╭─ Data shown
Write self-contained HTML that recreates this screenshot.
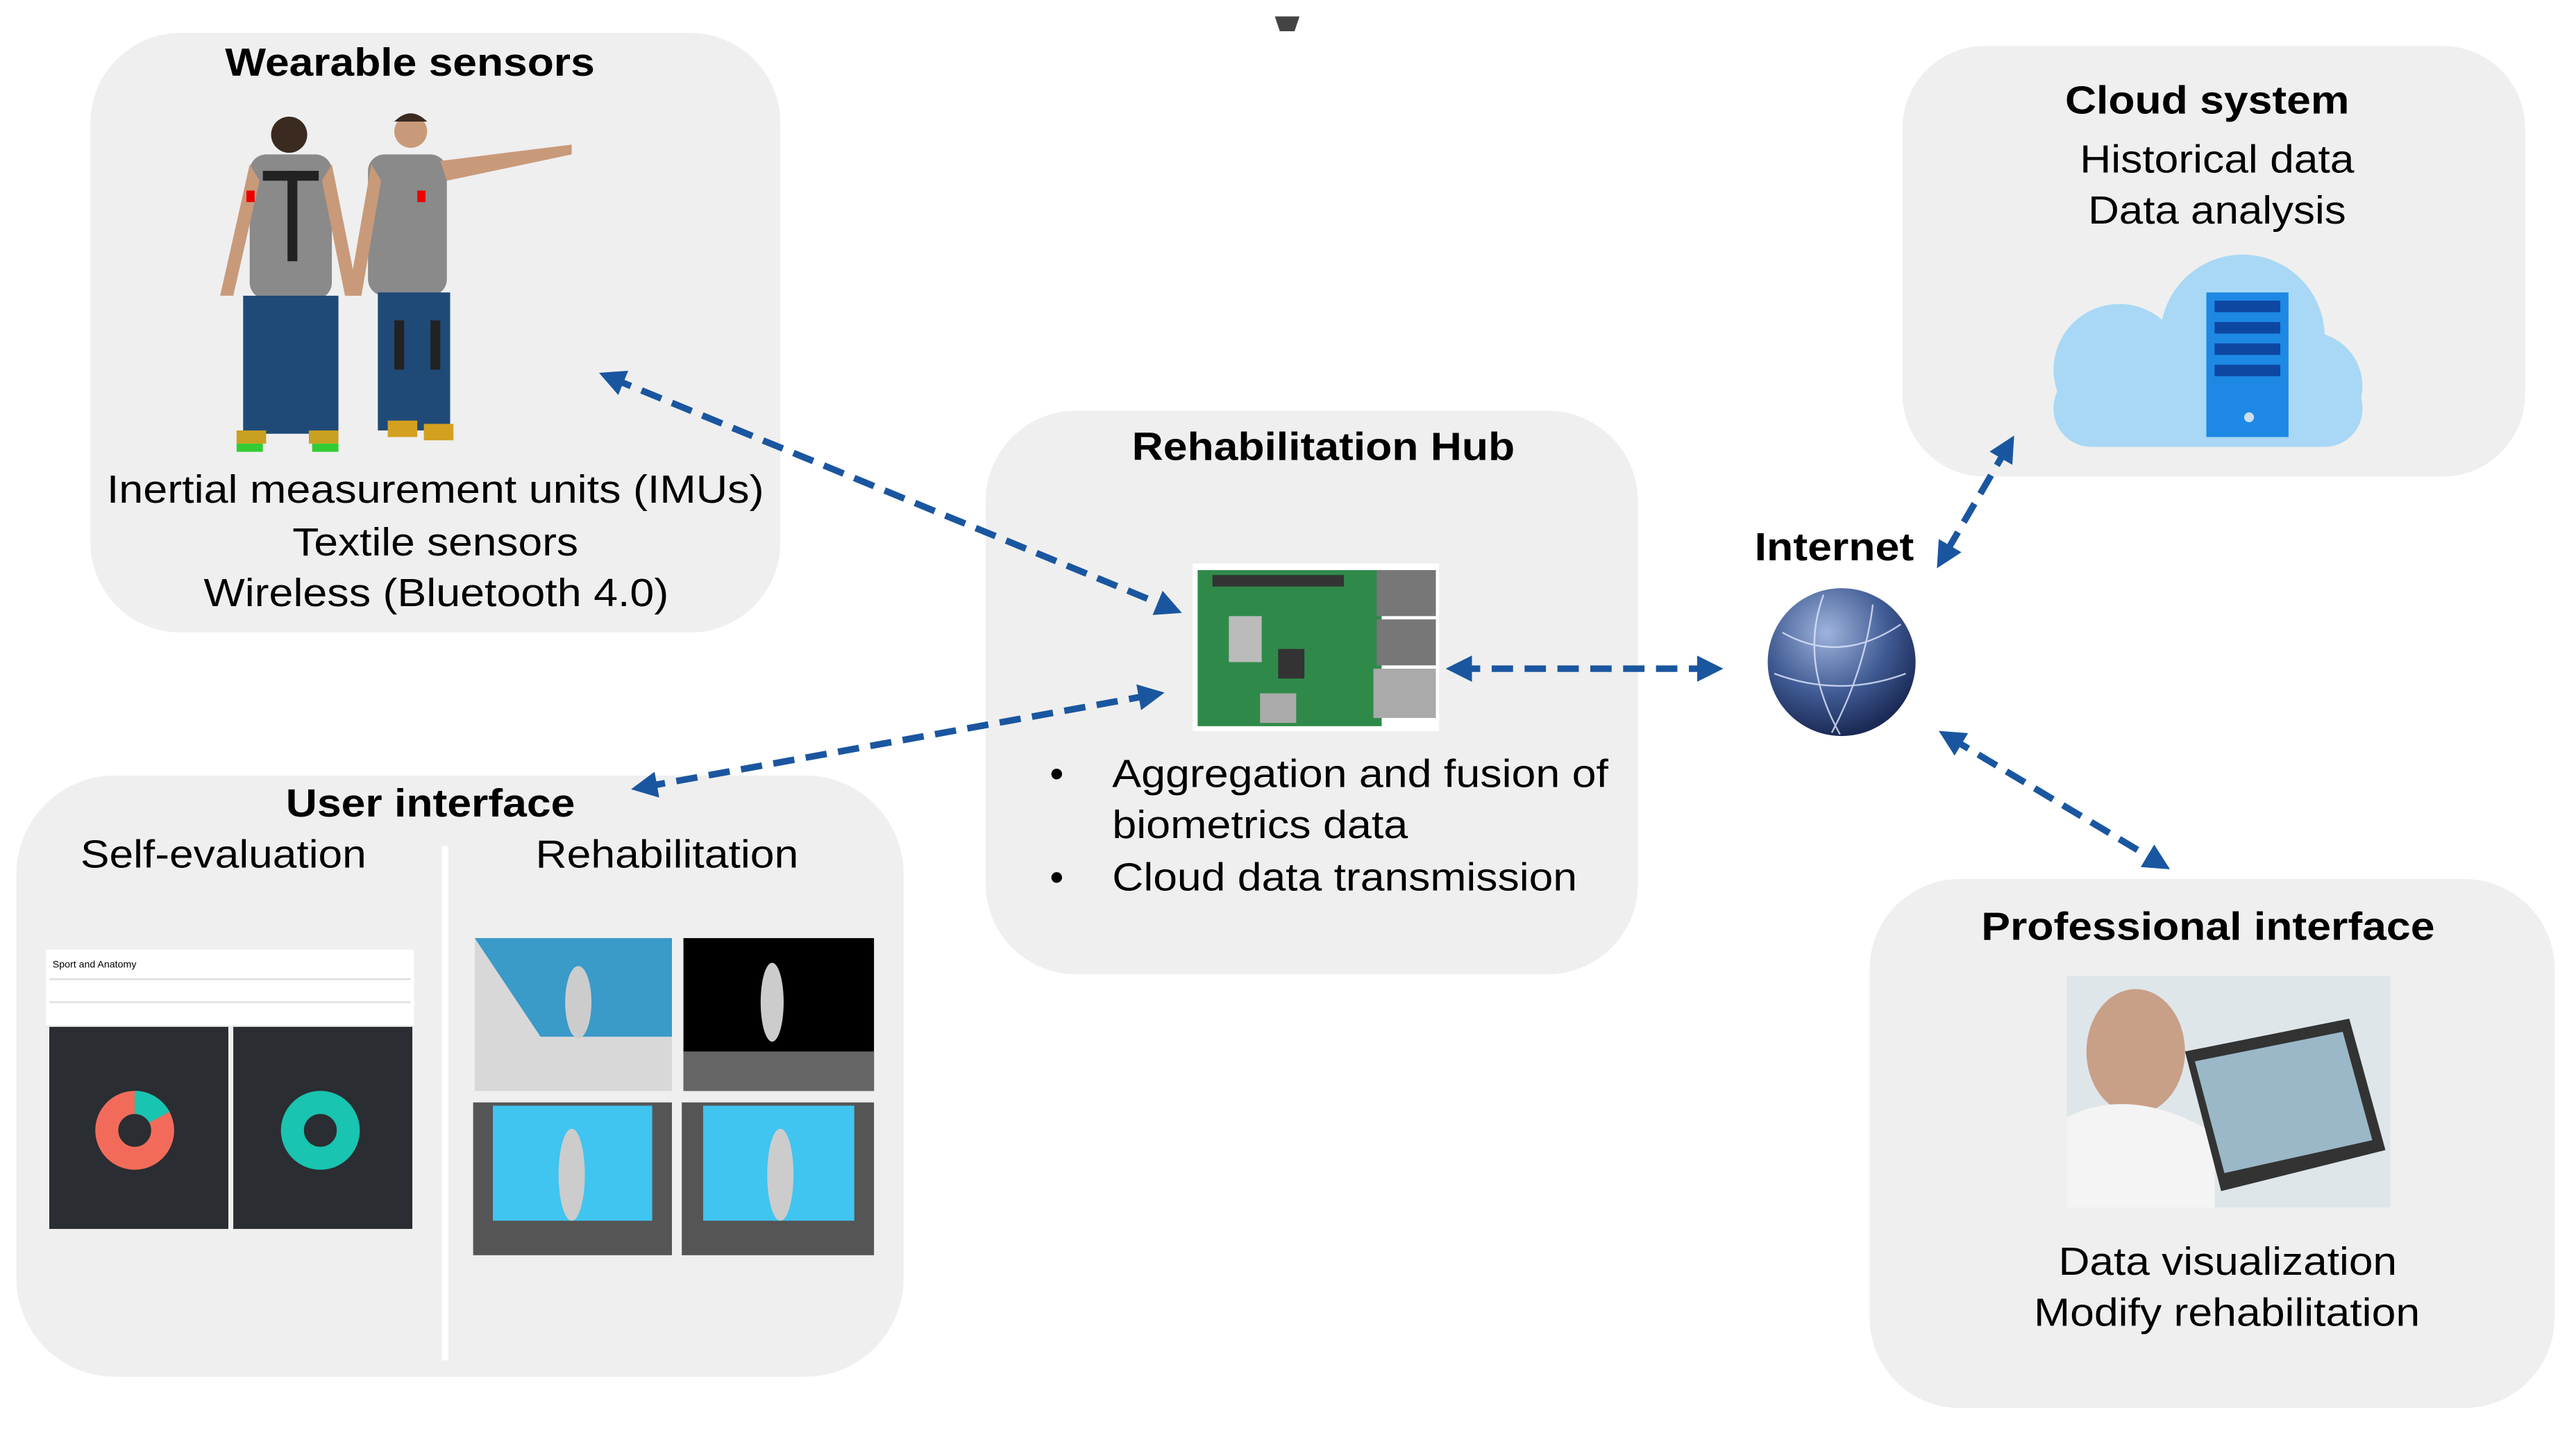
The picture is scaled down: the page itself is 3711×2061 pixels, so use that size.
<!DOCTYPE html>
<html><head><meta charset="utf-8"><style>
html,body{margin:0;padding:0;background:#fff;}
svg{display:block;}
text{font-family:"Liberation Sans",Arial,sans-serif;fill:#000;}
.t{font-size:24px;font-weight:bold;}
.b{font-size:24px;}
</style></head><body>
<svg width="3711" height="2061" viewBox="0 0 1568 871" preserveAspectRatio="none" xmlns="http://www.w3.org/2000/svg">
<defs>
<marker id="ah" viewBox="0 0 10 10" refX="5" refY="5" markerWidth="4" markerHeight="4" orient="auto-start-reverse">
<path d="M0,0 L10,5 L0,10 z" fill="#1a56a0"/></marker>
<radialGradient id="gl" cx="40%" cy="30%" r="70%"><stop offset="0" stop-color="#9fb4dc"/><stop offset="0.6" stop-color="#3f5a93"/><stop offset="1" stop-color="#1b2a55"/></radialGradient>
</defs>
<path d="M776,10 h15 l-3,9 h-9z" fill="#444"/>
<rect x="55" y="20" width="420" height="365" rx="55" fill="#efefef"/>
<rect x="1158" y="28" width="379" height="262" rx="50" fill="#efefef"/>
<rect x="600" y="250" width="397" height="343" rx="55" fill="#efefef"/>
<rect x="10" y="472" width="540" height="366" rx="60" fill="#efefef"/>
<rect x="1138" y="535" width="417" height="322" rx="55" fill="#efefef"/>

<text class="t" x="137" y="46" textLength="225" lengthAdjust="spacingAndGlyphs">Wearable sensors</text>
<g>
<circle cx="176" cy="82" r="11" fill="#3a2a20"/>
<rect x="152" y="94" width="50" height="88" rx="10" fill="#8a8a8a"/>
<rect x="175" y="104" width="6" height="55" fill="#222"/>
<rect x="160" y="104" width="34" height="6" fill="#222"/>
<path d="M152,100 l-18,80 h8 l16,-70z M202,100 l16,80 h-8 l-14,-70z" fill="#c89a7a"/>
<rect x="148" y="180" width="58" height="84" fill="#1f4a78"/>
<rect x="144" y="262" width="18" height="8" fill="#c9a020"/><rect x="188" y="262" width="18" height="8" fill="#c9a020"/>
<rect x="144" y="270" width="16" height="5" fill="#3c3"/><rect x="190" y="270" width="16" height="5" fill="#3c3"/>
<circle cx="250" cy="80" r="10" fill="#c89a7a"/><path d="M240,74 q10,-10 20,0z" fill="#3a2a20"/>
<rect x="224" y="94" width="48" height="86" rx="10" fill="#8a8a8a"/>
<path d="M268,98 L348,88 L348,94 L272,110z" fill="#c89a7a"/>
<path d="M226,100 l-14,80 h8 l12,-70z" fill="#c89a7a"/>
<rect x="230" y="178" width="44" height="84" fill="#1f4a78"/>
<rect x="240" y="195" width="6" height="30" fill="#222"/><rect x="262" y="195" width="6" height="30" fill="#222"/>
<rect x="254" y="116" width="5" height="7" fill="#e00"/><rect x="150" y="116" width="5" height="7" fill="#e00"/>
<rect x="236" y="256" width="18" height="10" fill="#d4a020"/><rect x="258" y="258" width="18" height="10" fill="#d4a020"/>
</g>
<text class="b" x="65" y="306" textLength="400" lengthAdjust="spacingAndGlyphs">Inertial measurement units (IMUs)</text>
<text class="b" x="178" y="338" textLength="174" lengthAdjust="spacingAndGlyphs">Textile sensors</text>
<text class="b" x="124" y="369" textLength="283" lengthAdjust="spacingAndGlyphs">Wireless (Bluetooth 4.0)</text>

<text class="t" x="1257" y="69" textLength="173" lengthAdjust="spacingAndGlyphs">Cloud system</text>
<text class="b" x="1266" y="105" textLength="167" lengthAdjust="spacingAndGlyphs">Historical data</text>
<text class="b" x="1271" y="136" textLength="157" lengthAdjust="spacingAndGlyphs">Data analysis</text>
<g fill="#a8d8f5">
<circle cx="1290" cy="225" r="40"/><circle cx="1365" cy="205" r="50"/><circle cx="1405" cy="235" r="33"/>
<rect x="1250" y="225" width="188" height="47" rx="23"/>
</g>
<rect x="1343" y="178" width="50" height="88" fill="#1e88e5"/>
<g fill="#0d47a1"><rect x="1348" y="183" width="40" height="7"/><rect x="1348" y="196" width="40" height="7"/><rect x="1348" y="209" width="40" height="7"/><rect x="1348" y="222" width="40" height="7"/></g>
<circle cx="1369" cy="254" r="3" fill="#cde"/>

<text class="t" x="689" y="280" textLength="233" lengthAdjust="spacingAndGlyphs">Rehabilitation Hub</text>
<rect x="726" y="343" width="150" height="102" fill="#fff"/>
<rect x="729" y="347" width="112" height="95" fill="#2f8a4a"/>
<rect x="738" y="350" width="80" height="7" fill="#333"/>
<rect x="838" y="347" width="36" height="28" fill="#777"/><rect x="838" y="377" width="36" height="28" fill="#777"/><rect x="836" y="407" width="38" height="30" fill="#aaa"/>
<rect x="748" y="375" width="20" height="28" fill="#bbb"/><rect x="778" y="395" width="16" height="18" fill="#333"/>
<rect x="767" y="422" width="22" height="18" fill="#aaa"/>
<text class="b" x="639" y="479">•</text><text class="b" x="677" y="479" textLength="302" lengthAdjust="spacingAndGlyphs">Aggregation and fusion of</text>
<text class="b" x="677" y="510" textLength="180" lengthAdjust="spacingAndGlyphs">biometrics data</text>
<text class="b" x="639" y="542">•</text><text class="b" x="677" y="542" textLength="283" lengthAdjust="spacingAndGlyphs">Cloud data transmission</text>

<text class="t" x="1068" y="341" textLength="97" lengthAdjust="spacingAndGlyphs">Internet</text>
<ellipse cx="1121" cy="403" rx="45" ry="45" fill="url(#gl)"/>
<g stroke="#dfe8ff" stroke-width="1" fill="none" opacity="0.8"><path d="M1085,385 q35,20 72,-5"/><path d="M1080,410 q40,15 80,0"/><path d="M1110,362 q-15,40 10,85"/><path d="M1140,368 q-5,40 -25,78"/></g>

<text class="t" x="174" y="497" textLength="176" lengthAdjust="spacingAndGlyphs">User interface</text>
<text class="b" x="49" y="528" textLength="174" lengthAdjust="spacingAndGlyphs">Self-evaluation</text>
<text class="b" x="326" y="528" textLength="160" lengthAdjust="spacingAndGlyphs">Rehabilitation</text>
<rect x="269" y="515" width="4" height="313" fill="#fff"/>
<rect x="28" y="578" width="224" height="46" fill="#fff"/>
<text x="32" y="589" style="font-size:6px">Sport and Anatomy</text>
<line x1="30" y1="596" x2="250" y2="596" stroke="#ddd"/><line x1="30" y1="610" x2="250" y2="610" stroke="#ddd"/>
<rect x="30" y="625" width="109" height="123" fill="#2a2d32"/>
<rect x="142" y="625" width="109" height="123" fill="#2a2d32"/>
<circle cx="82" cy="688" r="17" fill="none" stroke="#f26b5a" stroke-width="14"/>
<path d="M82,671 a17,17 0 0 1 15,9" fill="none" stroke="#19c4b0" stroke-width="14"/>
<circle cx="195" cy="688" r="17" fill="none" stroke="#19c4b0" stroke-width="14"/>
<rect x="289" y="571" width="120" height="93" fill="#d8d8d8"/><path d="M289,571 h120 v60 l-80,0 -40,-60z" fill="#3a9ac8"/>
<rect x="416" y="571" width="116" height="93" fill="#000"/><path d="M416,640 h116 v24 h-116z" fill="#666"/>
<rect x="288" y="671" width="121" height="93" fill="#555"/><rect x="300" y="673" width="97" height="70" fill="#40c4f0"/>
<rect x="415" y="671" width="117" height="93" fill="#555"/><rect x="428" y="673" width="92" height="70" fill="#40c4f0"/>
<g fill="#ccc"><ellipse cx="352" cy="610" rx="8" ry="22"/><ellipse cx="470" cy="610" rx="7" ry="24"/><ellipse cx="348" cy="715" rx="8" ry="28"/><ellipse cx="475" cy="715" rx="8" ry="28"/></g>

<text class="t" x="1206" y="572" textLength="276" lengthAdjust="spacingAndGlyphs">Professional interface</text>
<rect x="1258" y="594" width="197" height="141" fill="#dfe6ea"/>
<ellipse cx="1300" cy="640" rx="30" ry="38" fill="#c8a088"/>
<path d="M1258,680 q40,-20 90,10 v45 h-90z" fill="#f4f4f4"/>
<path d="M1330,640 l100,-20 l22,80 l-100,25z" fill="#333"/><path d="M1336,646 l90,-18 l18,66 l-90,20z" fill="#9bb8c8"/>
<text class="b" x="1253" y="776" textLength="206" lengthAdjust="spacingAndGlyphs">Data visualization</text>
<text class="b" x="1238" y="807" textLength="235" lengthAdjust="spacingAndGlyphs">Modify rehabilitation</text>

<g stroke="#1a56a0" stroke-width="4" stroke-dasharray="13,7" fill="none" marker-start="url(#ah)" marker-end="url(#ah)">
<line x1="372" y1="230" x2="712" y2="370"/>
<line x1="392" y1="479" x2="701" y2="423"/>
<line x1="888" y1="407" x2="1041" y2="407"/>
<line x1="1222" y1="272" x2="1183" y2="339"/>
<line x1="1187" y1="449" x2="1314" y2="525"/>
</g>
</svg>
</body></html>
╰─
Your goal
Where does the word "size" appear? Return each line that holds it.

The response
The picture is scaled down: the page itself is 3711×2061 pixels, so use that size.
.t{font-size:24px;font-weight:bold;}
.b{font-size:24px;}
<text x="32" y="589" style="font-size:6px">Sport and Anatomy</text>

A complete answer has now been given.